▶ [Instructions for the task]:
Collect all lines from the listing that include the string "this".
+ + +
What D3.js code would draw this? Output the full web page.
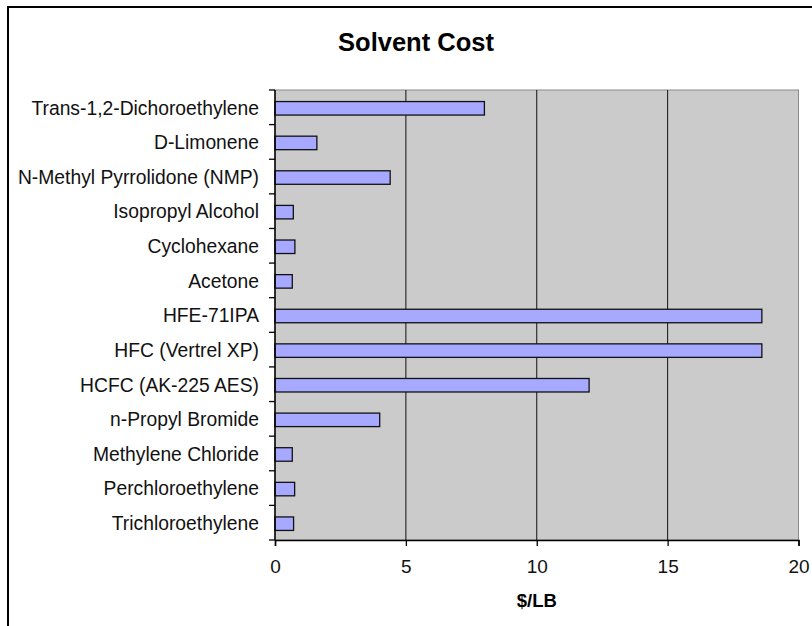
<!DOCTYPE html>
<html>
<head>
<meta charset="utf-8">
<script src="https://cdn.jsdelivr.net/npm/d3@7"></script>
<style>
  html, body { margin: 0; padding: 0; background: #fff; }
  svg { display: block; font-family: "Liberation Sans", Arial, sans-serif; }
</style>
</head>
<body>
<svg id="chart" width="812" height="626"></svg>
<script>
const categories = [
  "Trans-1,2-Dichoroethylene",
  "D-Limonene",
  "N-Methyl Pyrrolidone (NMP)",
  "Isopropyl Alcohol",
  "Cyclohexane",
  "Acetone",
  "HFE-71IPA",
  "HFC (Vertrel XP)",
  "HCFC (AK-225 AES)",
  "n-Propyl Bromide",
  "Methylene Chloride",
  "Perchloroethylene",
  "Trichloroethylene"
];
const costValues = [8.0, 1.6, 4.4, 0.70, 0.76, 0.66, 18.6, 18.6, 12.0, 4.0, 0.66, 0.75, 0.71];
const xTickValues = [0, 5, 10, 15, 20];
const titleText = "Solvent Cost";
const xAxisTitle = "$/LB";

const svg = d3.select("#chart");
const plot = { left: 275, right: 798.5, top: 90, bottom: 540 };

// chart-area border
svg.append("rect")
  .attr("x", 8).attr("y", 7).attr("width", 830).attr("height", 640)
  .attr("fill", "#fff").attr("stroke", "#000").attr("stroke-width", 2);

const x = d3.scaleLinear().domain([0, 20]).range([plot.left, plot.right]);
const y = d3.scaleBand().domain(categories).range([plot.top, plot.bottom]).padding(0);

// plot background
svg.append("rect")
  .attr("x", plot.left).attr("y", plot.top)
  .attr("width", plot.right - plot.left).attr("height", plot.bottom - plot.top)
  .attr("fill", "#cbcbcb").attr("stroke", "#8a8a8a").attr("stroke-width", 1);

// vertical gridlines
svg.append("g").selectAll("line")
  .data(xTickValues.filter(d => d > 0 && d < 20))
  .join("line")
  .attr("x1", d => x(d)).attr("x2", d => x(d))
  .attr("y1", plot.top).attr("y2", plot.bottom)
  .attr("stroke", "#111").attr("stroke-width", 1);

// bars
const barH = y.bandwidth() * 0.39;
svg.append("g").selectAll("rect")
  .data(categories.map((c, i) => ({ c, v: costValues[i] })))
  .join("rect")
  .attr("x", x(0))
  .attr("y", d => y(d.c) + (y.bandwidth() - barH) / 2 + 1)
  .attr("width", d => x(d.v) - x(0))
  .attr("height", barH)
  .attr("fill", "#a6a9ff")
  .attr("stroke", "#111")
  .attr("stroke-width", 1.3);

// y axis (ticks at category boundaries)
const yBoundaries = categories.map(c => y(c)).concat([plot.bottom]);
const yAxisG = svg.append("g");
yAxisG.append("line")
  .attr("x1", plot.left).attr("x2", plot.left)
  .attr("y1", plot.top).attr("y2", plot.bottom)
  .attr("stroke", "#000").attr("stroke-width", 1.5);
yAxisG.selectAll("line.tick").data(yBoundaries).join("line")
  .attr("class", "tick")
  .attr("x1", plot.left - 6).attr("x2", plot.left)
  .attr("y1", d => d).attr("y2", d => d)
  .attr("stroke", "#000").attr("stroke-width", 1.3);
yAxisG.selectAll("text").data(categories).join("text")
  .attr("x", plot.left - 16)
  .attr("y", d => y(d) + y.bandwidth() / 2)
  .attr("dy", "0.38em")
  .attr("text-anchor", "end")
  .attr("font-size", 19.3)
  .attr("fill", "#111")
  .text(d => d);

// x axis
const xAxis = d3.axisBottom(x).tickValues(xTickValues).tickSize(6).tickPadding(14).tickFormat(d3.format("d"));
const xg = svg.append("g").attr("transform", `translate(0,${plot.bottom})`).call(xAxis);
xg.select(".domain").attr("stroke", "#000").attr("stroke-width", 1.5);
xg.selectAll(".tick line").attr("stroke", "#000").attr("stroke-width", 1.3);
xg.selectAll(".tick text").attr("font-size", 19).attr("fill", "#111")
  .attr("font-family", "Liberation Sans, Arial, sans-serif");

// titles
svg.append("text")
  .attr("x", 416).attr("y", 51)
  .attr("text-anchor", "middle")
  .attr("font-size", 25.5).attr("font-weight", "bold")
  .text(titleText);

svg.append("text")
  .attr("x", (plot.left + plot.right) / 2).attr("y", 607)
  .attr("text-anchor", "middle")
  .attr("font-size", 18.5).attr("font-weight", "bold")
  .text(xAxisTitle);
</script>
</body>
</html>
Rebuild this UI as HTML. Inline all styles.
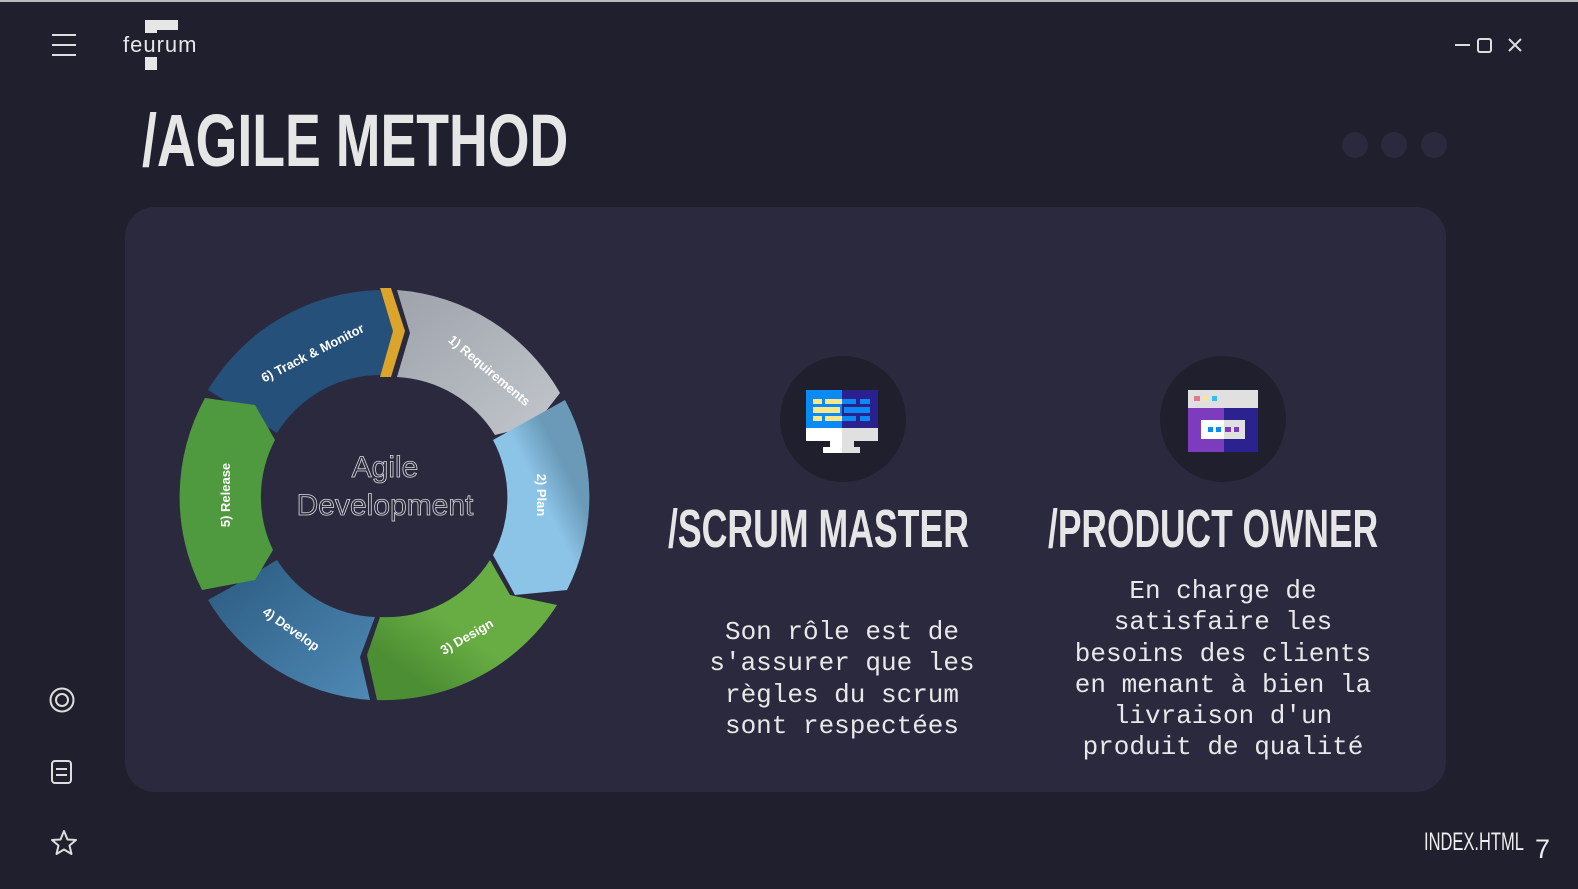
+ + +
▶ [Written reply]:
What D3.js code would draw this? Output the full web page.
Rebuild this UI as HTML. Inline all styles.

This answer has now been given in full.